StoryWeaver: A Unified World Model for Knowledge-Enhanced Story Character Customization
Jinlu Zhang, Jiji Tang, Rongsheng Zhang, Tangjie Lv, Xiaoshuai Sun
TL;DR
StoryWeaver tackles knowledge-rich story visualization by introducing a Character Graph (CG) to encode fine-grained semantic knowledge (characters, attributes, events) and a customization pipeline (C-CG) that converts CG into scene captions for a diffusion model. To address identity blending in multi-character generation, it adds Knowledge-Enhanced Spatial Guidance (KE-SG) that adjusts cross-attention maps using spatial priors derived from CG knowledge. The method is validated on a new TBC-Bench benchmark built around Pororo and Frozen characters, showing substantial gains in identity preservation (DINO-I) and text-semantic alignment (CLIP-T) for single-character tasks, and improved Frame-Accuracy and Character F1 for multi-character tasks, with notable storage efficiency. They also provide extensive ablations, a user study, and release code and datasets to facilitate further research. Overall, StoryWeaver demonstrates that structured knowledge representations coupled with spatially guided attention can unify and enhance both identity fidelity and semantic alignment in story visualization.
Abstract
Story visualization has gained increasing attention in artificial intelligence. However, existing methods still struggle with maintaining a balance between character identity preservation and text-semantics alignment, largely due to a lack of detailed semantic modeling of the story scene. To tackle this challenge, we propose a novel knowledge graph, namely Character Graph (\textbf{CG}), which comprehensively represents various story-related knowledge, including the characters, the attributes related to characters, and the relationship between characters. We then introduce StoryWeaver, an image generator that achieve Customization via Character Graph (\textbf{C-CG}), capable of consistent story visualization with rich text semantics. To further improve the multi-character generation performance, we incorporate knowledge-enhanced spatial guidance (\textbf{KE-SG}) into StoryWeaver to precisely inject character semantics into generation. To validate the effectiveness of our proposed method, extensive experiments are conducted using a new benchmark called TBC-Bench.

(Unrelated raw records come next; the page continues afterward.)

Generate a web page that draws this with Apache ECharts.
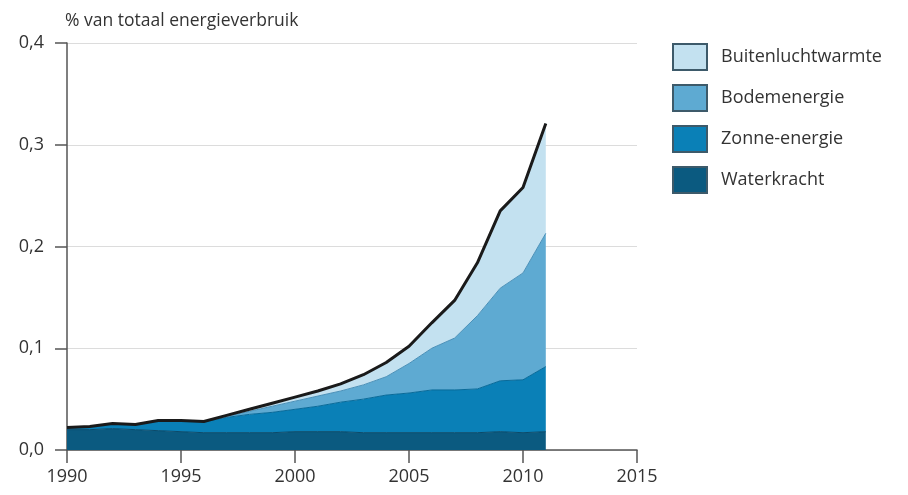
<!DOCTYPE html>
<html>
<head>
    <meta charset="utf-8">
    <title>Hernieuwbare warmte en waterkracht</title>
    <style>
        html,body{ margin:0; padding:0; background:#fff; }
    </style>
</head>
<body>
<script src="https://cdn.jsdelivr.net/npm/echarts@6/dist/echarts.min.js"></script>
<div id="main" style="width: 908px;height:495px;"></div>
<script type="text/javascript">
    // jaren op de as en aandelen (% van totaal energieverbruik), data 1990-2011
    var years = ['1990','1991','1992','1993','1994','1995','1996','1997','1998','1999','2000',
                 '2001','2002','2003','2004','2005','2006','2007','2008','2009','2010','2011',
                 '2012','2013','2014','2015'];
    var waterkracht = [0.020,0.020,0.021,0.020,0.019,0.018,0.017,0.017,0.017,0.017,0.018,
                       0.018,0.018,0.017,0.017,0.017,0.017,0.017,0.017,0.018,0.017,0.018];
    var zonne = [0.002,0.003,0.005,0.005,0.010,0.011,0.011,0.015,0.018,0.020,0.022,
                 0.025,0.029,0.033,0.037,0.039,0.042,0.042,0.043,0.050,0.052,0.064];
    var bodem = [0,0,0,0,0,0,0,0.001,0.003,0.006,0.008,
                 0.010,0.011,0.014,0.018,0.029,0.041,0.051,0.072,0.091,0.105,0.131];
    var buitenlucht = [0,0,0,0,0,0,0,0.001,0.002,0.003,0.004,
                       0.005,0.007,0.010,0.014,0.017,0.025,0.037,0.052,0.076,0.084,0.108];

    var totaal = waterkracht.map(function (v, i) {
        return +(v + zonne[i] + bodem[i] + buitenlucht[i]).toFixed(3);
    });

    var font = '"Open Sans", sans-serif';
    var myChart = echarts.init(document.getElementById('main'));

    function area(name, data, color, edge) {
        return {
            name: name,
            type: 'line',
            stack: 'totaal',
            data: data,
            symbol: 'none',
            animation: false,
            lineStyle: { width: 1, color: edge },
            itemStyle: { color: color, borderColor: '#3d5a6a', borderWidth: 1 },
            areaStyle: { color: color, opacity: 1 }
        };
    }

    myChart.setOption({
        backgroundColor: '#fff',
        grid: { left: 67, right: 271, top: 43, bottom: 45 },
        legend: {
            orient: 'vertical',
            left: 672,
            top: 43,
            padding: 0,
            itemWidth: 34,
            itemHeight: 26,
            itemGap: 13,
            icon: 'rect',
            data: ['Buitenluchtwarmte', 'Bodemenergie', 'Zonne-energie', 'Waterkracht'],
            textStyle: { fontFamily: font, fontSize: 18, color: '#333', padding: [0, 0, 0, 9] }
        },
        xAxis: {
            type: 'category',
            data: years,
            boundaryGap: false,
            axisLine: { show: true, lineStyle: { color: '#555', width: 1.5 } },
            axisTick: { show: true, interval: 4, length: 13, lineStyle: { color: '#555', width: 1.5 } },
            axisLabel: { interval: 4, fontFamily: font, fontSize: 18, color: '#333', margin: 18 },
            splitLine: { show: false }
        },
        yAxis: {
            type: 'value',
            min: 0,
            max: 0.4,
            interval: 0.1,
            name: '% van totaal energieverbruik',
            nameLocation: 'end',
            nameGap: 13,
            nameTextStyle: { fontFamily: font, fontSize: 17.5, color: '#333', align: 'left', padding: [0, 0, 0, -2] },
            axisLine: { show: true, lineStyle: { color: '#555', width: 1.5 } },
            axisTick: { show: true, length: 12, lineStyle: { color: '#555', width: 1.5 } },
            axisLabel: {
                fontFamily: font, fontSize: 18, color: '#333', margin: 23,
                formatter: function (v) { return v.toFixed(1).replace('.', ','); }
            },
            splitLine: { show: true, lineStyle: { color: '#dcdcdc', width: 1 } }
        },
        series: [
            area('Waterkracht', waterkracht, '#0b5a80', '#0a4a6a'),
            area('Zonne-energie', zonne, '#0a80b7', '#086a99'),
            area('Bodemenergie', bodem, '#5eaad2', '#4a90b8'),
            area('Buitenluchtwarmte', buitenlucht, '#c3e1f0', '#a8cde2'),
            {
                name: 'Totaal',
                type: 'line',
                data: totaal,
                symbol: 'none',
                animation: false,
                z: 5,
                lineStyle: { width: 3, color: '#1a1a1a' }
            }
        ]
    });
</script>
</body>
</html>
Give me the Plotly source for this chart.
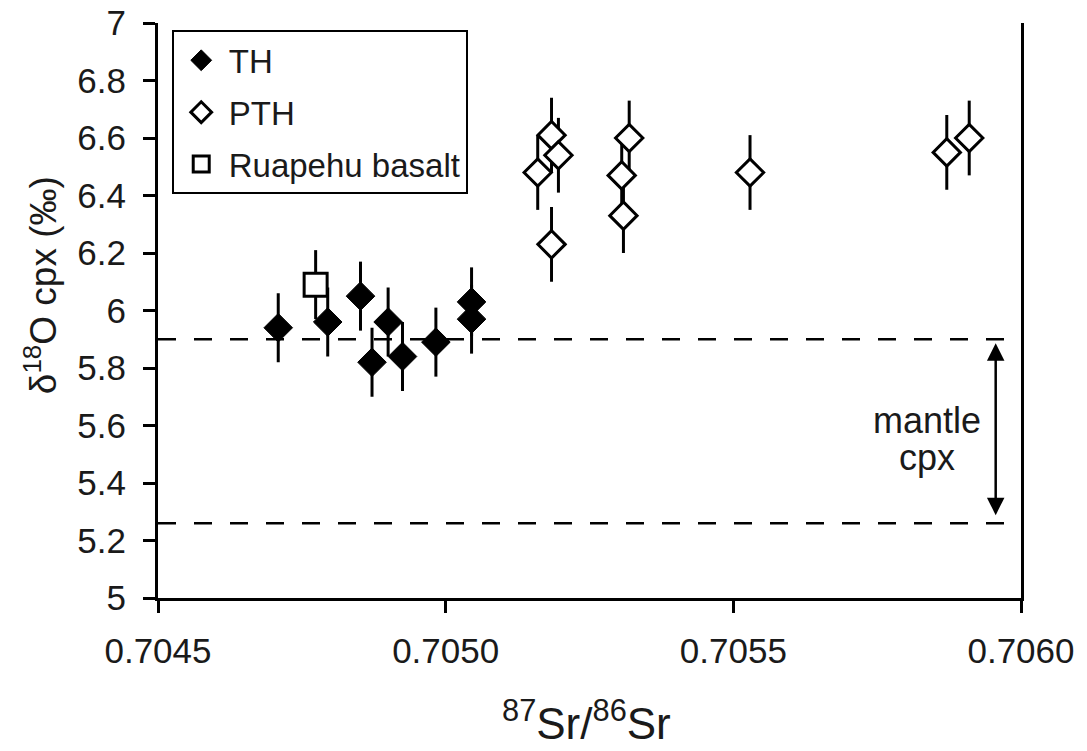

The experiments confirm that our StoryWeaver excels not only in creating vivid visual story plots but also in accurately conveying character identities across various scenarios with considerable storage efficiency, \emph{e.g.}, achieving an average increase of +9.03\% DINO-I and +13.44\% CLIP-T. Furthermore, ablation experiments are conducted to verify the superiority of the proposed module. Codes and datasets are released at https://github.com/Aria-Zhangjl/StoryWeaver.